The latest snapshot now has better CIFS/SMB integration. All you need to do once you extracted the zip is download the JCIFS Jar file located here and add it to te "lib" folder. Unfortunately it cannot be "distributed" with the zip due to license incompatibilities (LGPL 2.1). I will document that requirement better once you confirm it works fine.
ACLs are now extracted in the form of "collector.acl.smb[x].yyyyy" (e.g. "collector.acl.smb[0].sid"). You will find 8 different ACL properties stored that way (ace, sid, sidAsText, type, typeAsText, domainSid, domainName, and acountName).
In addition, it is possible to supply the password as a file system option instead of having it in the URL. To do so, you can add this under your <crawler ...>
tag:
<optionsProvider class="com.norconex.collector.fs.option.impl.GenericFilesystemOptionsProvider">
<authDomain>YourDomain</authDomain>
<authUsername>username</authUsername>
<authPassword>password</authPassword>
</optionsProvider>
You can also encrypt the password. Look at the GenericFilesystemOptionsProvider class for more options. Alternatively, Apache Commons CFS lets you encrypt the password in their own way when provided in the URL. See how under the "Naming" section here: http://commons.apache.org/proper/commons-vfs/filesystems.html
Please let me know how that goes for you.
I am configuring every step of the way, and let you know, now I am in the same problem that I am with manifoldCF (another crawler you might know). my issue now is that I have a Username and on Solr we have Group SID and user SID. with manifold we have a: "MCF authority service". do you have plans to create something similar? also could you please provide me with the list of JARS on this ne version of your product? as I have a list with the 2.6 version now with this new version is useless. thanks a lot for your time angelo
We have currently no plan to build a group server/authority service as it is out of scope from crawling.
Nothing prevents you to keep using Manifold authority service with the crawler of your choice. What's important is to have the ACL properly stored with the documents you index. The latest snapshot addresses that part (you may have to rename the fields to match what your Solr search component expects).
If you can have the user authenticate and/or grab the groups from your security source, you may do it without an authority service if you can pass the groups as an encrypted token to your custom Solr search component that decrypts it and compares it with the document ACL.
As for the Jars you need, they are all in the lib folder of the downloadable zip, except for that jcifs jar mentioned earlier.

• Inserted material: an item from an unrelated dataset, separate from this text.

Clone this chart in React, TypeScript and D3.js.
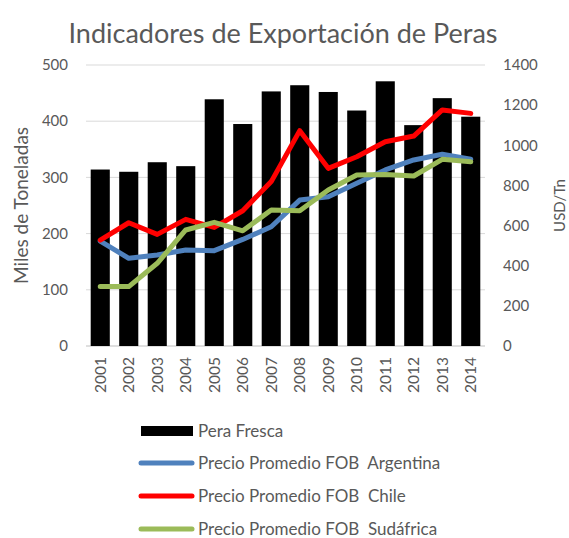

thanks a lot for your help, I will try to include all information first and later integrate that Services from manifold. also could you please provide for me that list of versions on the JARs that i should keep from the importer and SOLR crawler? Best Regards angelo
Rather than trying to find out which jars to keep, updates are easier when you install in a new location and reinstall your committer (and the JCIF jar in this case). It is also eaiser to rollback that way if you run into issues with a new release. Your config can reside anywhere.
If you prefer going the hard ways, expand the Filesystem Collector snapshot zip somewhere and check the lib folder for the list of jars you need (it includes all jars it needs except your committer jars and jcifs jar).
Since you can get the ACL now, I am closing this. Re-open or create a new ticket if needed.
hi Norconex team,
not an issue at all, but are there any plans to add JCIFS support to the filesystem crawler? It would be great, if the best crawler framework (it's not a joke! I've used many of them...) could index smb shares. Thanks!